Michela Murgia nel murales di Laika a Roma (LaPresse) 

il bi e il ba

L'inaugurazione delle Olimpiadi e l'eredità di Michela Murgia

Guido Vitiello

Voglio ricordarla come la scrittrice che ha tentato di portare il cattolicesimo italiano nella fase che Valerio Aprea, in un’indimenticabile tirata di “Boris”, chiamava la locura. E lo considero uno dei suoi meriti, non certo una delle sue mancanze

Un anno fa, quando morì Michela Murgia, commisi l’inescusabile imprudenza di infilarmi in una di quelle nervose polemiche agostane che sono, come si sa, inutili spargimenti di sangue e d’inchiostro. Si discuteva se si potesse chiamarla “intellettuale” – non nel senso descrittivo, contrapposto a manovale, ma con un accento celebrativo (come nell’“abbiamo perso un poeta” dell’orazione funebre di Moravia per Pasolini). E io, che in tutta onestà non riuscivo ad associare al nome di Murgia un’idea forte e caratterizzante, pensai che la definizione data dalla stampa estera – “scrittrice e attivista” – fosse in fin dei conti la più corretta.

   

Oggi mi taglierei le mani prima di cacciarmi in un dibattito del genere, che prevedibilmente prese subito una piega spiacevole e incarognita. Ma se ne riparlo oggi, al di là della coincidenza dell’anniversario, è perché tutto l’affare mi è tornato in mente proprio qualche giorno fa, all’inaugurazione delle Olimpiadi, davanti al Cristo-Dioniso della famigerata “Ultima cena” queer e sincretistica.

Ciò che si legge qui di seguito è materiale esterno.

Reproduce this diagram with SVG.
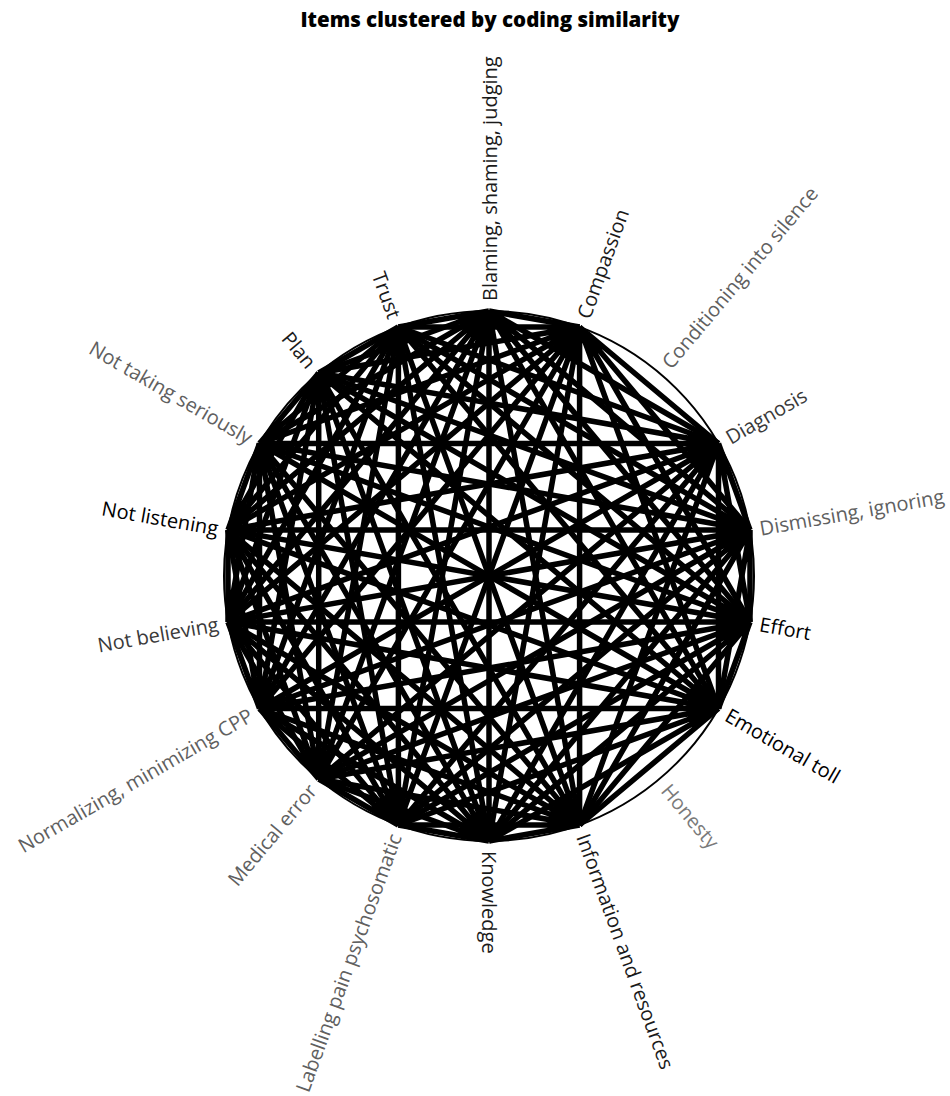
<svg xmlns="http://www.w3.org/2000/svg" width="950" height="1096" viewBox="0 0 950 1096">
<style>
.title{font-family:"Open Sans","Noto Sans","Liberation Sans",sans-serif;font-weight:800;font-size:20.5px;fill:#000;text-anchor:middle}
.lbl{font-family:"Open Sans","Noto Sans","Liberation Sans",sans-serif;font-size:20px;dominant-baseline:central}
.r{text-anchor:start}
.l{text-anchor:end}
.dk{fill:#1a1a1a}
.bk{fill:#000}
.gr{fill:#606060}
.lg{fill:#7a7a7a}
.mid{fill:#3a3a3a}
.edge{fill:none;stroke:#000;stroke-width:5.5}
.rim{fill:none;stroke:#000;stroke-width:2}
</style>
<rect width="950" height="1096" fill="#fff"/>
<text class="title" x="490" y="27">Items clustered by coding similarity</text>
<circle class="rim" cx="489" cy="576" r="265"/>
<g id="connectors">
<path class="edge" d="M489 311L579.6 327M489 311L718.5 443.5M489 311L750 530M489 311L750 622M489 311L718.5 708.5M489 311L579.6 825M489 311L489 841M489 311L398.4 825M489 311L318.7 779M489 311L259.5 708.5M489 311L228 622M489 311L228 530M489 311L259.5 443.5M489 311L318.7 373M489 311L398.4 327"/>
<path class="edge" d="M579.6 327L718.5 443.5M579.6 327L750 530M579.6 327L750 622M579.6 327L718.5 708.5M579.6 327L579.6 825M579.6 327L489 841M579.6 327L398.4 825M579.6 327L318.7 779M579.6 327L259.5 708.5M579.6 327L228 622M579.6 327L228 530M579.6 327L259.5 443.5M579.6 327L318.7 373M579.6 327L398.4 327"/>
<path class="edge" d="M718.5 443.5L750 530M718.5 443.5L750 622M718.5 443.5L718.5 708.5M718.5 443.5L579.6 825M718.5 443.5L489 841M718.5 443.5L398.4 825M718.5 443.5L318.7 779M718.5 443.5L259.5 708.5M718.5 443.5L228 622M718.5 443.5L228 530M718.5 443.5L259.5 443.5M718.5 443.5L318.7 373M718.5 443.5L398.4 327"/>
<path class="edge" d="M750 530L750 622M750 530L718.5 708.5M750 530L579.6 825M750 530L489 841M750 530L398.4 825M750 530L318.7 779M750 530L259.5 708.5M750 530L228 622M750 530L228 530M750 530L259.5 443.5M750 530L318.7 373M750 530L398.4 327"/>
<path class="edge" d="M750 622L718.5 708.5M750 622L579.6 825M750 622L489 841M750 622L398.4 825M750 622L318.7 779M750 622L259.5 708.5M750 622L228 622M750 622L228 530M750 622L259.5 443.5M750 622L318.7 373M750 622L398.4 327"/>
<path class="edge" d="M718.5 708.5L579.6 825M718.5 708.5L489 841M718.5 708.5L398.4 825M718.5 708.5L318.7 779M718.5 708.5L259.5 708.5M718.5 708.5L228 622M718.5 708.5L228 530M718.5 708.5L259.5 443.5M718.5 708.5L318.7 373M718.5 708.5L398.4 327"/>
<path class="edge" d="M579.6 825L489 841M579.6 825L398.4 825M579.6 825L318.7 779M579.6 825L259.5 708.5M579.6 825L228 622M579.6 825L228 530M579.6 825L259.5 443.5M579.6 825L318.7 373M579.6 825L398.4 327"/>
<path class="edge" d="M489 841L398.4 825M489 841L318.7 779M489 841L259.5 708.5M489 841L228 622M489 841L228 530M489 841L259.5 443.5M489 841L318.7 373M489 841L398.4 327"/>
<path class="edge" d="M398.4 825L318.7 779M398.4 825L259.5 708.5M398.4 825L228 622M398.4 825L228 530M398.4 825L259.5 443.5M398.4 825L318.7 373M398.4 825L398.4 327"/>
<path class="edge" d="M318.7 779L259.5 708.5M318.7 779L228 622M318.7 779L228 530M318.7 779L259.5 443.5M318.7 779L318.7 373M318.7 779L398.4 327"/>
<path class="edge" d="M259.5 708.5L228 622M259.5 708.5L228 530M259.5 708.5L259.5 443.5M259.5 708.5L318.7 373M259.5 708.5L398.4 327"/>
<path class="edge" d="M228 622L228 530M228 622L259.5 443.5M228 622L318.7 373M228 622L398.4 327"/>
<path class="edge" d="M228 530L259.5 443.5M228 530L318.7 373M228 530L398.4 327"/>
<path class="edge" d="M259.5 443.5L318.7 373M259.5 443.5L398.4 327"/>
<path class="edge" d="M318.7 373L398.4 327"/>
</g>
<g id="n-blaming"><text class="lbl r dk" transform="translate(489,301) rotate(-90)">Blaming, shaming, judging</text></g>
<g id="n-compassion"><text class="lbl r dk" transform="translate(583.06,317.58) rotate(-70)">Compassion</text></g>
<g id="n-conditioning"><text class="lbl r gr" transform="translate(665.77,365.34) rotate(-50)">Conditioning into silence</text></g>
<g id="n-diagnosis"><text class="lbl r mid" transform="translate(727.16,438.5) rotate(-30)">Diagnosis</text></g>
<g id="n-dismissing"><text class="lbl r gr" transform="translate(759.82,528.25) rotate(-10)">Dismissing, ignoring</text></g>
<g id="n-effort"><text class="lbl r bk" transform="translate(759.82,623.75) rotate(10)">Effort</text></g>
<g id="n-emotional"><text class="lbl r bk" transform="translate(727.16,713.5) rotate(30)">Emotional toll</text></g>
<g id="n-honesty"><text class="lbl r lg" transform="translate(665.77,786.66) rotate(50)">Honesty</text></g>
<g id="n-information"><text class="lbl r dk" transform="translate(583.06,834.42) rotate(70)">Information and resources</text></g>
<g id="n-knowledge"><text class="lbl r dk" transform="translate(489,851) rotate(90)">Knowledge</text></g>
<g id="n-labelling"><text class="lbl l gr" transform="translate(394.94,834.42) rotate(-70)">Labelling pain psychosomatic</text></g>
<g id="n-medical"><text class="lbl l gr" transform="translate(312.23,786.66) rotate(-50)">Medical error</text></g>
<g id="n-normalizing"><text class="lbl l gr" transform="translate(250.84,713.5) rotate(-30)">Normalizing, minimizing CPP</text></g>
<g id="n-notbelieving"><text class="lbl l mid" transform="translate(218.18,623.75) rotate(-10)">Not believing</text></g>
<g id="n-notlistening"><text class="lbl l bk" transform="translate(218.18,528.25) rotate(10)">Not listening</text></g>
<g id="n-nottaking"><text class="lbl l gr" transform="translate(250.84,438.5) rotate(30)">Not taking seriously</text></g>
<g id="n-plan"><text class="lbl l dk" transform="translate(312.23,365.34) rotate(50)">Plan</text></g>
<g id="n-trust"><text class="lbl l dk" transform="translate(394.94,317.58) rotate(70)">Trust</text></g>
</svg>
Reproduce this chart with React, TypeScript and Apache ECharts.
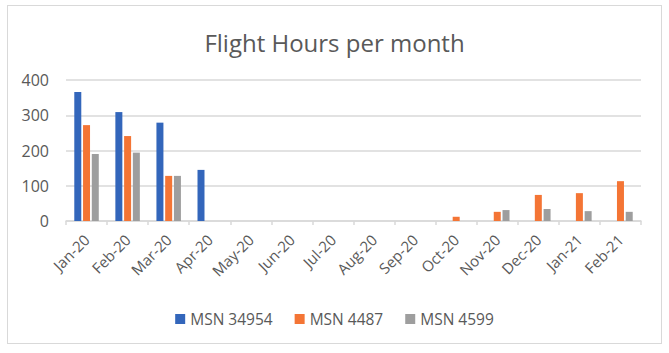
import React, { useEffect, useRef } from "react";
import * as echarts from "echarts";

const categories = ["Jan-20", "Feb-20", "Mar-20", "Apr-20", "May-20", "Jun-20", "Jul-20", "Aug-20", "Sep-20", "Oct-20", "Nov-20", "Dec-20", "Jan-21", "Feb-21"];
const msn34954 = [366, 309, 279, 145, 0, 0, 0, 0, 0, 0, 0, 0, 0, 0];
const msn4487 = [272, 241, 128, 0, 0, 0, 0, 0, 0, 12, 26, 74, 79, 113];
const msn4599 = [190, 194, 128, 0, 0, 0, 0, 0, 0, 0, 31, 34, 28, 26];
const yTicks = [0, 100, 200, 300, 400];

const FONT = "'Open Sans', 'Noto Sans', sans-serif";
const TXT = "#595959";
const LINE = "#d9d9d9";

export default function App() {
  const ref = useRef<HTMLDivElement>(null);
  useEffect(() => {
    if (!ref.current) return;
    const chart = echarts.init(ref.current, undefined, { renderer: "svg" });
    const mk = (name: string, data: number[], color: string) => ({
      name,
      type: "bar",
      data: data.map((v) => (v === 0 ? null : v)),
      barWidth: 7,
      barGap: "25%",
      itemStyle: { color },
    });
    chart.setOption({
      animation: false,
      textStyle: { fontFamily: FONT },
      title: {
        text: "Flight Hours per month",
        left: "center",
        top: 25,
        textStyle: { fontFamily: FONT, fontSize: 24, fontWeight: "normal", color: TXT },
      },
      legend: {
        left: "center",
        top: 306,
        itemWidth: 10,
        itemHeight: 10,
        itemGap: 22,
        icon: "rect",
        textStyle: { fontFamily: FONT, fontSize: 15.5, color: TXT },
        data: ["MSN 34954", "MSN 4487", "MSN 4599"],
      },
      grid: { left: 66, right: 28, top: 80, bottom: 132, containLabel: false },
      xAxis: {
        type: "category",
        data: categories,
        axisLine: { lineStyle: { color: LINE, width: 1.5 } },
        axisTick: { show: true, length: 4, lineStyle: { color: LINE, width: 1.5 } },
        axisLabel: { rotate: 45, fontSize: 15, color: TXT, fontFamily: FONT, margin: 16 },
      },
      yAxis: {
        type: "value",
        min: yTicks[0],
        max: yTicks[yTicks.length - 1],
        interval: 100,
        axisLine: { show: false },
        axisTick: { show: false },
        axisLabel: { fontSize: 16, color: TXT, fontFamily: FONT, margin: 17 },
        splitLine: { lineStyle: { color: LINE, width: 1.5 } },
      },
      series: [
        mk("MSN 34954", msn34954, "#3366bb"),
        mk("MSN 4487", msn4487, "#f47535"),
        mk("MSN 4599", msn4599, "#9e9e9e"),
      ],
    });
    return () => chart.dispose();
  }, []);
  return (
    <div style={{ position: "fixed", left: 0, top: 0, width: 669, height: 353, background: "#fff" }}>
      <div
        style={{
          position: "absolute",
          left: 7,
          top: 5,
          width: 655,
          height: 339,
          border: "1.5px solid " + LINE,
          boxSizing: "border-box",
        }}
      />
      <div ref={ref} style={{ position: "absolute", left: 0, top: 0, width: 669, height: 353 }} />
    </div>
  );
}
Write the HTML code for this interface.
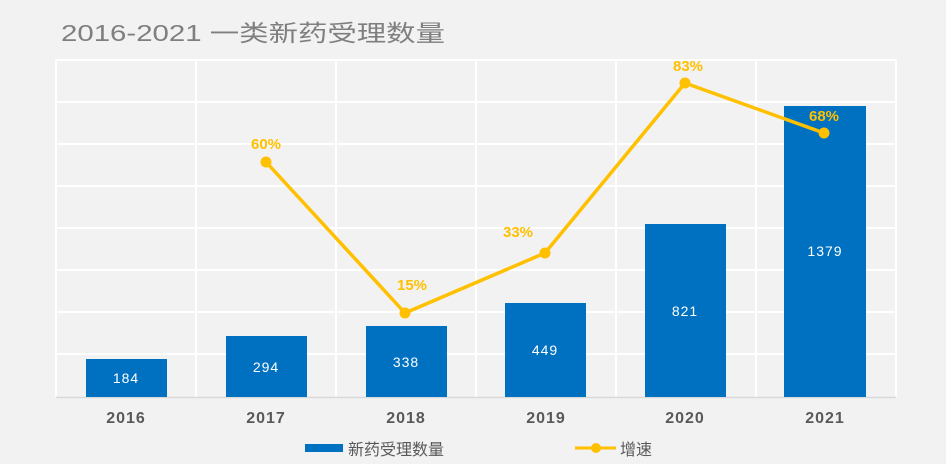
<!DOCTYPE html>
<html><head><meta charset="utf-8"><style>
html,body{margin:0;padding:0;background:#f2f2f2;}
svg{display:block;}
text{font-family:"Liberation Sans","Noto Sans CJK SC",sans-serif;}
</style></head><body>
<svg width="946" height="464" viewBox="0 0 946 464" xmlns="http://www.w3.org/2000/svg">
<rect width="946" height="464" fill="#f2f2f2"/>
<text x="61" y="41" font-size="23" fill="#7f7f7f" textLength="384" lengthAdjust="spacingAndGlyphs">2016-2021 一类新药受理数量</text>
<g stroke="#ffffff" stroke-width="2">
<line x1="56" y1="60" x2="896" y2="60"/><line x1="56" y1="102" x2="896" y2="102"/>
<line x1="56" y1="144" x2="896" y2="144"/><line x1="56" y1="186" x2="896" y2="186"/>
<line x1="56" y1="228" x2="896" y2="228"/><line x1="56" y1="270" x2="896" y2="270"/>
<line x1="56" y1="312" x2="896" y2="312"/><line x1="56" y1="354" x2="896" y2="354"/>
<line x1="56" y1="60" x2="56" y2="397"/><line x1="196" y1="60" x2="196" y2="397"/>
<line x1="336" y1="60" x2="336" y2="397"/><line x1="476" y1="60" x2="476" y2="397"/>
<line x1="616" y1="60" x2="616" y2="397"/><line x1="756" y1="60" x2="756" y2="397"/>
<line x1="896" y1="60" x2="896" y2="397"/>
</g>
<line x1="56" y1="397.5" x2="896" y2="397.5" stroke="#d9d9d9" stroke-width="1.5"/>
<g fill="#0070c0">
<rect x="86" y="359" width="81" height="38"/>
<rect x="226" y="336" width="81" height="61"/>
<rect x="366" y="326" width="81" height="71"/>
<rect x="505" y="303" width="81" height="94"/>
<rect x="645" y="224" width="81" height="173"/>
<rect x="784" y="106" width="82" height="291"/>
</g>
<g fill="#ffffff" font-size="14" text-anchor="middle" letter-spacing="1">
<text x="126" y="383">184</text><text x="266" y="372">294</text>
<text x="406" y="367">338</text><text x="545" y="355">449</text>
<text x="685" y="316">821</text><text x="825" y="256">1379</text>
</g>
<polyline points="266,162 405,313 545,253 685,83 824,133" fill="none" stroke="#ffc000" stroke-width="3.5" stroke-linejoin="round"/>
<g fill="#ffc000">
<circle cx="266" cy="162" r="5.5"/><circle cx="405" cy="313" r="5.5"/>
<circle cx="545" cy="253" r="5.5"/><circle cx="685" cy="83" r="5.5"/>
<circle cx="824" cy="133" r="5.5"/>
</g>
<g fill="#ffc000" font-size="15" font-weight="bold" text-anchor="middle">
<text x="266" y="149">60%</text><text x="412" y="290">15%</text>
<text x="518" y="237">33%</text><text x="688" y="71">83%</text>
<text x="824" y="121">68%</text>
</g>
<g fill="#595959" font-size="16" font-weight="bold" text-anchor="middle" letter-spacing="1">
<text x="126" y="423">2016</text><text x="266" y="423">2017</text>
<text x="406" y="423">2018</text><text x="546" y="423">2019</text>
<text x="685" y="423">2020</text><text x="825" y="423">2021</text>
</g>
<rect x="305" y="444" width="38" height="8" fill="#0070c0"/>
<text x="348" y="455" font-size="16" fill="#595959">新药受理数量</text>
<line x1="575" y1="448" x2="616" y2="448" stroke="#ffc000" stroke-width="3"/>
<circle cx="596" cy="448" r="5" fill="#ffc000"/>
<text x="620" y="455" font-size="16" fill="#595959">增速</text>
</svg>
</body></html>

Ecco, mi sono detto, forse a Michela Murgia quel tableau vivant sarebbe piaciuto; e non in chiave blasfema, ma al contrario per accoglierlo nelle ampie maglie dell’ortodossia. Se davvero è lecito ricordarla come ci pare (un’autorizzazione che certi custodi della sua memoria tendono a volte a dimenticarsi), io voglio ricordarla così: come la scrittrice che ha tentato di portare il cattolicesimo italiano nella fase che Valerio Aprea, in un’indimenticabile tirata di “Boris”, chiamava la locura, ossia la tradizione unita a “una strana, colorata, luccicante frociaggine” (e ancora Bergoglio non aveva aperto bocca).

 

Non so se possa definirsi un contributo originalissimo – aspirazioni del genere si agitavano già sessant’anni fa nel “dissenso” postconciliare – ma qualcosa di unico e distintivo senz’altro c’è: una rilettura tutta mediterranea del queer, che nella sua vita e nella sua morte pubblica (un congedo che resta per me, lo dico senz’ombra di ironia, la sua opera d’arte più memorabile) era cosa ben più palpitante della scolastica frigida e grottesca elaborata nei campus americani, e ricordava semmai la prima stagione, quella freudo-marxista ed esistenziale degli anni Sessanta e Settanta, che ebbe in Italia per campione – così diverso da lei – Mario Mieli. Dubito che i chierichetti della queer theory d’Oltreoceano darebbero la loro benedizione a questa eresia locale soffusa di dionisismo cristiano; ma lo considero uno dei meriti di Michela Murgia, non certo una delle sue mancanze.